Written problem →
Say how many lines contain "with"; the answer is the number alone.

A block of data
------------------------

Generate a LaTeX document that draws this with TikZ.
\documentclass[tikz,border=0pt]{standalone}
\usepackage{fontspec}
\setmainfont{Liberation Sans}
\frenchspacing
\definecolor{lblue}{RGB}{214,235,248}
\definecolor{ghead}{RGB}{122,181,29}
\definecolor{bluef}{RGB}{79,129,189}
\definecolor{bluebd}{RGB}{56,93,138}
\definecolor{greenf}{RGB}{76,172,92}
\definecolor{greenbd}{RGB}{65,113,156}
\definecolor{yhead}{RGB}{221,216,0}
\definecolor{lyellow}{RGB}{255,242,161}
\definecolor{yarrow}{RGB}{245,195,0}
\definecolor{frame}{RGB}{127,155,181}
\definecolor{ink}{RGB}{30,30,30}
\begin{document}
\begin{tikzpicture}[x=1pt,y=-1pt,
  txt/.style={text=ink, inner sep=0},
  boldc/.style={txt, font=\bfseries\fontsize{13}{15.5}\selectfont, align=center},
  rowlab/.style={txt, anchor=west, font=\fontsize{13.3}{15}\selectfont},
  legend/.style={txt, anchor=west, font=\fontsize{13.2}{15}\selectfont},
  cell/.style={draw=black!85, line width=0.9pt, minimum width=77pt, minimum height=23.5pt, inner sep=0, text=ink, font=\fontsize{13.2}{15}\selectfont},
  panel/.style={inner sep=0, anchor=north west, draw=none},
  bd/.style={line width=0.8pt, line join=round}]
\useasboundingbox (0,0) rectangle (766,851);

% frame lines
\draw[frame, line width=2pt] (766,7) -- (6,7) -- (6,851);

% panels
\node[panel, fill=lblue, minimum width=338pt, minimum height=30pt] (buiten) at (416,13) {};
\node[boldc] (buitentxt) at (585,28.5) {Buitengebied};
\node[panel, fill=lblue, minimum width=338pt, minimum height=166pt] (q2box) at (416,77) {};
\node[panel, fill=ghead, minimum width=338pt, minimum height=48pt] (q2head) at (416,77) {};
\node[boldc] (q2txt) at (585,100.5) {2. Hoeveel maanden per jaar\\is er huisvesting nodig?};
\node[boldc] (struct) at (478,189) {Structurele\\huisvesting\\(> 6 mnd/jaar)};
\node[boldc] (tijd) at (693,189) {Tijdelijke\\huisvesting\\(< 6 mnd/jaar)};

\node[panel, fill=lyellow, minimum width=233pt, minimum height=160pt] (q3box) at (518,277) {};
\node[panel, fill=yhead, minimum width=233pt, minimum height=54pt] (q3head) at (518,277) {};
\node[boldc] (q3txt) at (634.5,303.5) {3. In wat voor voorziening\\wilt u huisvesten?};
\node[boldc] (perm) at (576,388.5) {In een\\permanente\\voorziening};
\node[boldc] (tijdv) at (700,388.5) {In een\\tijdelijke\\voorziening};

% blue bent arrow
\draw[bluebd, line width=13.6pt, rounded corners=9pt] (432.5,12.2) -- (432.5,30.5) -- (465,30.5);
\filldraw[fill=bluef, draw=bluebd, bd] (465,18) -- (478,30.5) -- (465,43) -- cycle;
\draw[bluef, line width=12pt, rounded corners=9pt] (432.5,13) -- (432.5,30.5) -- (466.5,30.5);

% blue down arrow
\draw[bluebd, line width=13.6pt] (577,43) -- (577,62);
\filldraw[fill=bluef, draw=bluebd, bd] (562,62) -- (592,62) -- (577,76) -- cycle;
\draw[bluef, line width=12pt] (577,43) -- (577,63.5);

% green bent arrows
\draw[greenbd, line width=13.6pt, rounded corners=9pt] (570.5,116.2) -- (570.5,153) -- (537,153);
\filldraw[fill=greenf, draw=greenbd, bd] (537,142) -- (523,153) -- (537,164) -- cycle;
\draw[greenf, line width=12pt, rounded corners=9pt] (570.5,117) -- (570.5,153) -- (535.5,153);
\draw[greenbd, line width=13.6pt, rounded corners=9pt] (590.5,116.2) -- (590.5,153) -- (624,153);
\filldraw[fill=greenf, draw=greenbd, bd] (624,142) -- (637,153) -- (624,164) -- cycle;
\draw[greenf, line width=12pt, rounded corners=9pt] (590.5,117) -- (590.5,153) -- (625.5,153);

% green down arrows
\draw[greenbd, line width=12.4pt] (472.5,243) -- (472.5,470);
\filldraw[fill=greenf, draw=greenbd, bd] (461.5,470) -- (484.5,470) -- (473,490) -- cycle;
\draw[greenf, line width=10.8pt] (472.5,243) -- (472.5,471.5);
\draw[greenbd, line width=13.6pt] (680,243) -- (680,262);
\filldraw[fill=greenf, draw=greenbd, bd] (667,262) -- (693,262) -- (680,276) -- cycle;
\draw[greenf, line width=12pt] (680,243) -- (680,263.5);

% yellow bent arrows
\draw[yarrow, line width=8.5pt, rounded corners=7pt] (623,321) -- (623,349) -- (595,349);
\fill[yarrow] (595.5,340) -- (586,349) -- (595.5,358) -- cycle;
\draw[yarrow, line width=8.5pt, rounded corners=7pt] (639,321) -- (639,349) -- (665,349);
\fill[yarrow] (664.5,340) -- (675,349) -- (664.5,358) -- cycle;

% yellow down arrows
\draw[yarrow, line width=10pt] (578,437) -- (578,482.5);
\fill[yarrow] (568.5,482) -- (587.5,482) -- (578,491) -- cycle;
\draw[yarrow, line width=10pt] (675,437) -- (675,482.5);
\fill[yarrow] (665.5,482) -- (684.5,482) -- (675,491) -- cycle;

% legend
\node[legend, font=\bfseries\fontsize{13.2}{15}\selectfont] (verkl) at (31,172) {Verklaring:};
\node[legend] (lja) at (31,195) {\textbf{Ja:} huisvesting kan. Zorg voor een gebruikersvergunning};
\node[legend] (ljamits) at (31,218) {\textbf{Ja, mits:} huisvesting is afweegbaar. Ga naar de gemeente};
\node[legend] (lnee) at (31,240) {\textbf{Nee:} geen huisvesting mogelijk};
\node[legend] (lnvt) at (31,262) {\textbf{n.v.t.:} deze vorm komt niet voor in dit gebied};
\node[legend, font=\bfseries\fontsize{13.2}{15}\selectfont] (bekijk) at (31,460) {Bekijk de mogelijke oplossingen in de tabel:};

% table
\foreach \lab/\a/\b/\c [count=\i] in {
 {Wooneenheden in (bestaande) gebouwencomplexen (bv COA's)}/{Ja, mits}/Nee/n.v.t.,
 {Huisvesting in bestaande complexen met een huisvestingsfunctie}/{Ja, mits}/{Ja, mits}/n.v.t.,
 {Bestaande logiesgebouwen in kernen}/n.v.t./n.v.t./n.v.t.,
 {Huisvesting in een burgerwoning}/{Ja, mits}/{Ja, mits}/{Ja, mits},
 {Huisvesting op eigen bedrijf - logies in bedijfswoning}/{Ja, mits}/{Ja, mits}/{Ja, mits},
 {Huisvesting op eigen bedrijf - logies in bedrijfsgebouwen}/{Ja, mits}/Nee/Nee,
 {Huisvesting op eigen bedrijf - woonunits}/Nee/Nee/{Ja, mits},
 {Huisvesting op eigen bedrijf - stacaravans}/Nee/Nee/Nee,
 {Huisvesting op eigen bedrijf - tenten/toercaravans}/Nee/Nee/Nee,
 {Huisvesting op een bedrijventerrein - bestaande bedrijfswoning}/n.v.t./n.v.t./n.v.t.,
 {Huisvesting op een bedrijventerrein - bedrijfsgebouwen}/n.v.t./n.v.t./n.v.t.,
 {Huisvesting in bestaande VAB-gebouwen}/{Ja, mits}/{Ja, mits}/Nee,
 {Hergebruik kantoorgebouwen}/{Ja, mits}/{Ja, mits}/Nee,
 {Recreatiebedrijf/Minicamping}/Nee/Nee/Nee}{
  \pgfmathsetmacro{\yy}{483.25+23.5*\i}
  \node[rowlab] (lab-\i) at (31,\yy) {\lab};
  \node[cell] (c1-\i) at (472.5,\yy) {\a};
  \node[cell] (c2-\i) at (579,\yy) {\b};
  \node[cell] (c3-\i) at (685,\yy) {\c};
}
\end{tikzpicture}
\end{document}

------------------------

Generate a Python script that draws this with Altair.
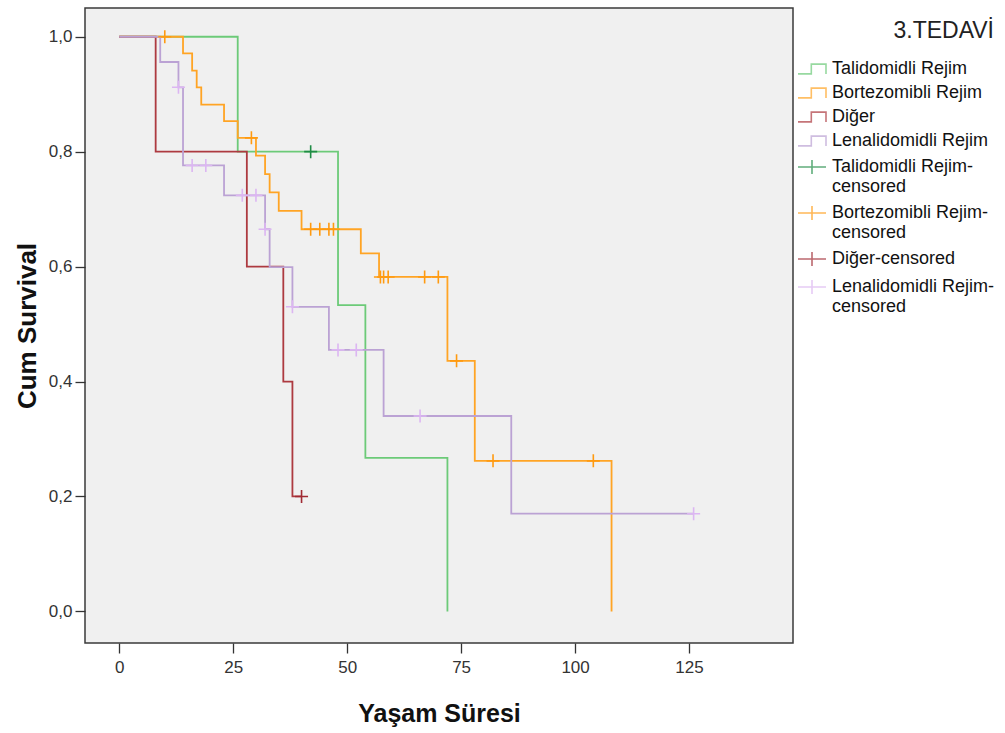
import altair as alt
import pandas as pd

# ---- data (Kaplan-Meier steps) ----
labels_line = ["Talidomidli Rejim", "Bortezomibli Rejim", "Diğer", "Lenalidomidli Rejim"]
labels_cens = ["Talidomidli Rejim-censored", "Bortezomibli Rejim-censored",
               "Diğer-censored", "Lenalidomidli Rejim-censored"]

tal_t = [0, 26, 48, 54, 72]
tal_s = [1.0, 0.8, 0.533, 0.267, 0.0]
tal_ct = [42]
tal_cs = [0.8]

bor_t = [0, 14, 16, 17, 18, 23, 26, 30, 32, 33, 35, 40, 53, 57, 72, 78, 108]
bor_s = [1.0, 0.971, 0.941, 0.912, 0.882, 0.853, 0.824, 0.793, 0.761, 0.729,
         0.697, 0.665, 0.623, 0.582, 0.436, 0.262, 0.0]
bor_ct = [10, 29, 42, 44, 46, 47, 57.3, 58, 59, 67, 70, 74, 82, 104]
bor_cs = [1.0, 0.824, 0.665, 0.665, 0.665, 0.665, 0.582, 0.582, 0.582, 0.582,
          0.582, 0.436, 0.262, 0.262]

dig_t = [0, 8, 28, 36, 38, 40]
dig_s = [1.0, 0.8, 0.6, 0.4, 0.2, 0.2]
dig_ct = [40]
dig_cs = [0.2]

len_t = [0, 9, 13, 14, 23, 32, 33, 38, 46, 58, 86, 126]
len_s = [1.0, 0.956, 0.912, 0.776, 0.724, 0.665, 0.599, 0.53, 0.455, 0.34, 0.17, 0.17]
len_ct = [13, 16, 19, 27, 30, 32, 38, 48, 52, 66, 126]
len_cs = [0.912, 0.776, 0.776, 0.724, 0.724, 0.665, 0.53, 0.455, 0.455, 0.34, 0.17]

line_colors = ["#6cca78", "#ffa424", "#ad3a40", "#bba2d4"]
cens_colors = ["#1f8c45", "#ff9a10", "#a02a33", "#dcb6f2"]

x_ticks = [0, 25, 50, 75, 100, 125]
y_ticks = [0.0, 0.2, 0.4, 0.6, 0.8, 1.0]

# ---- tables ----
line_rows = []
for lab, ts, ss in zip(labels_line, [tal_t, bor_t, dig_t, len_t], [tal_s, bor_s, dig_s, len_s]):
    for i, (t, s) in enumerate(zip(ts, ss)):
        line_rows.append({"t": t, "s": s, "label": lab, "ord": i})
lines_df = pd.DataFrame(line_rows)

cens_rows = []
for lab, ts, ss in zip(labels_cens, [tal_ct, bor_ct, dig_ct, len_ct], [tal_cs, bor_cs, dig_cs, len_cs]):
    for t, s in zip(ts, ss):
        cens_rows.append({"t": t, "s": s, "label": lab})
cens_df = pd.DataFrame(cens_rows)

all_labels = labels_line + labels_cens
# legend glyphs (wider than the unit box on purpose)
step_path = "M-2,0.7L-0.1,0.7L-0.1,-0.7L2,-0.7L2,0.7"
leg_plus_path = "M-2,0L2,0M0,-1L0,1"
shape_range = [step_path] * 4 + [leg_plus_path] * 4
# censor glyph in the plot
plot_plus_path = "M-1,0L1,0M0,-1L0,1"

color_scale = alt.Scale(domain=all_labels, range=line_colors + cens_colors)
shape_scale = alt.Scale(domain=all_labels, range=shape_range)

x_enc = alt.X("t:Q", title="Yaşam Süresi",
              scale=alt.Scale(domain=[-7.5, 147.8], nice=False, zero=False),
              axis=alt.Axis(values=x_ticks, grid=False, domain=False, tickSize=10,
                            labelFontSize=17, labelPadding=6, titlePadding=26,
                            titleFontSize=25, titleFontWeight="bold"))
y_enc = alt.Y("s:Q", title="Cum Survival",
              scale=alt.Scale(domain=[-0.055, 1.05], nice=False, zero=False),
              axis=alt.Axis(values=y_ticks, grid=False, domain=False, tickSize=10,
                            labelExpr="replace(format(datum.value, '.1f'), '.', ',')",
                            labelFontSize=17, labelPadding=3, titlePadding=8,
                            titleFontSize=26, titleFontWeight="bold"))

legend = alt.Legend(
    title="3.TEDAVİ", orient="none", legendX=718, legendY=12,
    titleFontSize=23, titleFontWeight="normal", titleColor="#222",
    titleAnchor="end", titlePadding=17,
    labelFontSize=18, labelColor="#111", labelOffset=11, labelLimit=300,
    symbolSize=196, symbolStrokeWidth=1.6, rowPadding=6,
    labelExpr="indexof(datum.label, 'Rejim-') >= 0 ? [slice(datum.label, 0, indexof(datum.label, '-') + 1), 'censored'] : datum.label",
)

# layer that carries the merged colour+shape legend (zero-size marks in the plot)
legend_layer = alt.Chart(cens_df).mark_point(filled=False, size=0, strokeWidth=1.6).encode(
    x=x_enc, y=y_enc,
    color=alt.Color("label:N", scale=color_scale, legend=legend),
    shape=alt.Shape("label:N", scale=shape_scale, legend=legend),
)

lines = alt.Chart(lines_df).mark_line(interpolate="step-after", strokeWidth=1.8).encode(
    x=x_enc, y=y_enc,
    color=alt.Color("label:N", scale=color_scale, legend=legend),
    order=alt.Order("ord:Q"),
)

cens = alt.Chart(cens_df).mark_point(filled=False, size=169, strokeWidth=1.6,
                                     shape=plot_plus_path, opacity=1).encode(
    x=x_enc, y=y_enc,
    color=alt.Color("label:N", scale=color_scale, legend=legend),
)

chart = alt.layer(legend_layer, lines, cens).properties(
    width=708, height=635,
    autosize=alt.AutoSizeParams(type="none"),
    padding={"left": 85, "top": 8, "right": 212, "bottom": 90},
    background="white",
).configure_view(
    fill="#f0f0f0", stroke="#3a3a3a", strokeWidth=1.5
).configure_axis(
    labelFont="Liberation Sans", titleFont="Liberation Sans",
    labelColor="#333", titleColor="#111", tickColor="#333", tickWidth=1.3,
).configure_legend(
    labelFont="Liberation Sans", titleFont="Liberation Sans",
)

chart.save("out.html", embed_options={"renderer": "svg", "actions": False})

------------------------

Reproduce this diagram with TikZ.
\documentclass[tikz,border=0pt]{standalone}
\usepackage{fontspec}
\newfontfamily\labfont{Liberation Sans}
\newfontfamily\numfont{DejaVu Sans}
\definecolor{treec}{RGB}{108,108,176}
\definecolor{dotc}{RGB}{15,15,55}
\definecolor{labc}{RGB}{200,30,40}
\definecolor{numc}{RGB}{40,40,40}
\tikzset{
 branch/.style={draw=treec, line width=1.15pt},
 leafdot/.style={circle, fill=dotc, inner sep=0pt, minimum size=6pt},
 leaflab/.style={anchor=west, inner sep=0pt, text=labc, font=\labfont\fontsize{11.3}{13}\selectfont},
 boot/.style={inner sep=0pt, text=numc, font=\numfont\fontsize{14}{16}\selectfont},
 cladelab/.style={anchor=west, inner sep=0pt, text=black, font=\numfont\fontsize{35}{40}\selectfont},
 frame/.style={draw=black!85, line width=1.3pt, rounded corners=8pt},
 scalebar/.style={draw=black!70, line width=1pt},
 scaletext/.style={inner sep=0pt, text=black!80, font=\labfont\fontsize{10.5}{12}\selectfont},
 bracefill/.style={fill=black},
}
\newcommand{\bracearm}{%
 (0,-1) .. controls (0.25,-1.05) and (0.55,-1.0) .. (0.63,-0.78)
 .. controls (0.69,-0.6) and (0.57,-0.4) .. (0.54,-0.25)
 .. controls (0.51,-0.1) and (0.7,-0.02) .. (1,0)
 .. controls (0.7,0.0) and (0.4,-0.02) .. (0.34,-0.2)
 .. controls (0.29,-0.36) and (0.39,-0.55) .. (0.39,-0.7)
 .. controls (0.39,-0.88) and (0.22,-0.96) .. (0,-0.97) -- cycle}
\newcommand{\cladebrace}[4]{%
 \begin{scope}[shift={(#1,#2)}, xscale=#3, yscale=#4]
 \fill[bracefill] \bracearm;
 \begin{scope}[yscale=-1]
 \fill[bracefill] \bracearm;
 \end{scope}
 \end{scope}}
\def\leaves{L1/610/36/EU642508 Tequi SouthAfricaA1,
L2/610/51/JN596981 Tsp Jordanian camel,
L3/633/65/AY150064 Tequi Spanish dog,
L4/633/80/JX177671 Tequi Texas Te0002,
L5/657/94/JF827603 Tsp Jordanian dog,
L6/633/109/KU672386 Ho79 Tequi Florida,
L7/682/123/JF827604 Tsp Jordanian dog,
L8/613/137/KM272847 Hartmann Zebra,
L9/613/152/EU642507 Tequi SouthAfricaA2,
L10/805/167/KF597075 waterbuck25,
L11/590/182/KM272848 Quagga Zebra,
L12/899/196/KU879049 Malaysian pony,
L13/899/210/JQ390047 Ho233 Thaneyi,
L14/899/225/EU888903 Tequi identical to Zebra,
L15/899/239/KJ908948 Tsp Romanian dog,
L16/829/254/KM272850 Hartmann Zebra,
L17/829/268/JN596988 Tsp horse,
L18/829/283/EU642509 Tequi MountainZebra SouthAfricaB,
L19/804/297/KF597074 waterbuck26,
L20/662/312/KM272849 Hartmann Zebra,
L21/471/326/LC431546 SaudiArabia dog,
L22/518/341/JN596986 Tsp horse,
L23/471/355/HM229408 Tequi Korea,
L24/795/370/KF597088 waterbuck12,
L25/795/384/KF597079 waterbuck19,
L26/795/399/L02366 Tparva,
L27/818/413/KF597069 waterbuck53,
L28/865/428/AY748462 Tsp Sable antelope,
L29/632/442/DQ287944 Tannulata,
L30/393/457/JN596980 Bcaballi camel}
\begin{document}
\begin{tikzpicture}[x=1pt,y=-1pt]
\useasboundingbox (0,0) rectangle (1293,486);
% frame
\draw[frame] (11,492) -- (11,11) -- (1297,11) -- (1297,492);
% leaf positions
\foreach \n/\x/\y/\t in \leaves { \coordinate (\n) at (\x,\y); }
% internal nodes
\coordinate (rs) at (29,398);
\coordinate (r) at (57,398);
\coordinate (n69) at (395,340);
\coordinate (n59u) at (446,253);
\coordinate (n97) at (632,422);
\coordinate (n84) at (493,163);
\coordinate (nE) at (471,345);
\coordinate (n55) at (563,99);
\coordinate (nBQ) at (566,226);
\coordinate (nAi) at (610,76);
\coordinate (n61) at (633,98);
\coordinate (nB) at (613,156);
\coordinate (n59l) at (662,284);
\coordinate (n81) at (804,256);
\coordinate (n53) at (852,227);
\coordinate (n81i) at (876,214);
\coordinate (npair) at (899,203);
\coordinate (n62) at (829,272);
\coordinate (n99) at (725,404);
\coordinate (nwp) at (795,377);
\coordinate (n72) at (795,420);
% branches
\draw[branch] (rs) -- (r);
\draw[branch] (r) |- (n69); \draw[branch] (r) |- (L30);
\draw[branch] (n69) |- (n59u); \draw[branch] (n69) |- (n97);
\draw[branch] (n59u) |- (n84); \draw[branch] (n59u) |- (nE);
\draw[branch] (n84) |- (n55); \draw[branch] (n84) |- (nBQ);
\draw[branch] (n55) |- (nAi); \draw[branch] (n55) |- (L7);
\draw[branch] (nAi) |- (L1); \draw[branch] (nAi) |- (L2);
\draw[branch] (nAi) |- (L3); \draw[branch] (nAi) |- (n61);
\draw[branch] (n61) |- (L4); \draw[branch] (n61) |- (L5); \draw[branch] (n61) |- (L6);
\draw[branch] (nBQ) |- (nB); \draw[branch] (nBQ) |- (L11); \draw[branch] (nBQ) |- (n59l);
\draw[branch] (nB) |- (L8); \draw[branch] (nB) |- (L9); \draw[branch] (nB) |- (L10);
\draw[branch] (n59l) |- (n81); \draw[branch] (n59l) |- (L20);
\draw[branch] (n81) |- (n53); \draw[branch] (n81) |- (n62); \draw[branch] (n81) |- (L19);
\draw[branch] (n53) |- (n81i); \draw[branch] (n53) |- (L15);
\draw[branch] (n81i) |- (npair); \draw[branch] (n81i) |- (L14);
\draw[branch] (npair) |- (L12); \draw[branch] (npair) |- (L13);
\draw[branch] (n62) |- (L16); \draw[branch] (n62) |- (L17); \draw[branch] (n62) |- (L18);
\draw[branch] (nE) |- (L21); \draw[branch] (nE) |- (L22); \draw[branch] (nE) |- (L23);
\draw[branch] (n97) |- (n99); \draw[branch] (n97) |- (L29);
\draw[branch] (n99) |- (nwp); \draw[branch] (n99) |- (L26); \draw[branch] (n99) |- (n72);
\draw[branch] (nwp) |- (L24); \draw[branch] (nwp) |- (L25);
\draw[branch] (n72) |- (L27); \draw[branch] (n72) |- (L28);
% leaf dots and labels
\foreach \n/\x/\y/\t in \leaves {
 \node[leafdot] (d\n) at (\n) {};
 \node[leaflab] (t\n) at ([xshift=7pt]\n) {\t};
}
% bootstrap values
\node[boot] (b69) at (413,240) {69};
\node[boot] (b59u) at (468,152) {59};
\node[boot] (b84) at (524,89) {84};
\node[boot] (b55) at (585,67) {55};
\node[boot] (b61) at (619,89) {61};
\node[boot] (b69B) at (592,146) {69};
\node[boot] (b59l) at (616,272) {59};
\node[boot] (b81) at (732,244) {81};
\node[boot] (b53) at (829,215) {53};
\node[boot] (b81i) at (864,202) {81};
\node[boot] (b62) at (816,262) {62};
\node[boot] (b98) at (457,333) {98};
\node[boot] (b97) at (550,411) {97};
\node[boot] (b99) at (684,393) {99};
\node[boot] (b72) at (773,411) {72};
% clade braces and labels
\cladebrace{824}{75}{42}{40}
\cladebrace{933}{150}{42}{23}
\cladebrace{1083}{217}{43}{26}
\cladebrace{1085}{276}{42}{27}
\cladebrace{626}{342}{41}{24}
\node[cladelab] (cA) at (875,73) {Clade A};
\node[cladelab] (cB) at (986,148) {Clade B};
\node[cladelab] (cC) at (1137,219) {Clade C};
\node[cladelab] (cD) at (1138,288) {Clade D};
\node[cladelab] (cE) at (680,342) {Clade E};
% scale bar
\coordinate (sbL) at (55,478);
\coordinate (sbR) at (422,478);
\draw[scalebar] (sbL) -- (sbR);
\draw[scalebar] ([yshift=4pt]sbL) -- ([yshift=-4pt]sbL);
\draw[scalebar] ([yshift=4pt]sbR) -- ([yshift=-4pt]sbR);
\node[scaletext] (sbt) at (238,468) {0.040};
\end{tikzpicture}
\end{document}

------------------------

Finished answer →
3